Actionable Insights for Music History Buffs
If you want to dive deeper into the gritty details of the band's formation, here are the most reliable ways to do it:
- Read "Face the Music" by Paul Stanley. Of all the band biographies, Paul’s is generally considered the most grounded and honest about the early struggles and the internal dynamics.
- Listen to the "Wicked Lester" bootlegs. You can find these on YouTube. It’s the only way to hear what Gene and Paul sounded like before they decided to become the "hottest band in the world." It’s shocking how different it is.

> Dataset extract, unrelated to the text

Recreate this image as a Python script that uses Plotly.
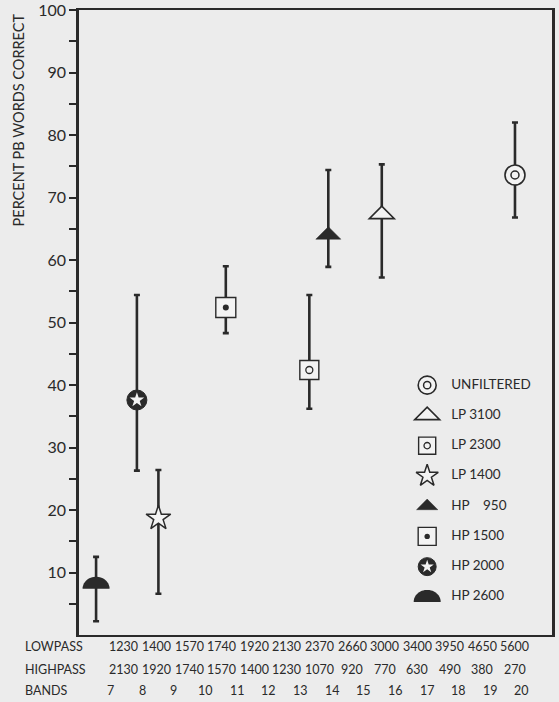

- Watch the "KISSology" DVD sets. Specifically Volume 1. It contains the earliest known footage of the band in clubs. You can see the makeup evolving in real-time.
- Visit the site of the Hotel Diplomat. It’s located at 108 West 43rd Street in Manhattan. While it’s not the same venue it was in '73, standing there gives you a sense of the tiny, cramped world they emerged from.
The story of Kiss isn't just about music; it’s a masterclass in branding, resilience, and the sheer power of refusing to take "no" for an answer. They started with nothing but some cheap greasepaint and a dream of being bigger than God. By the time they took the paint off for the first time, they already were.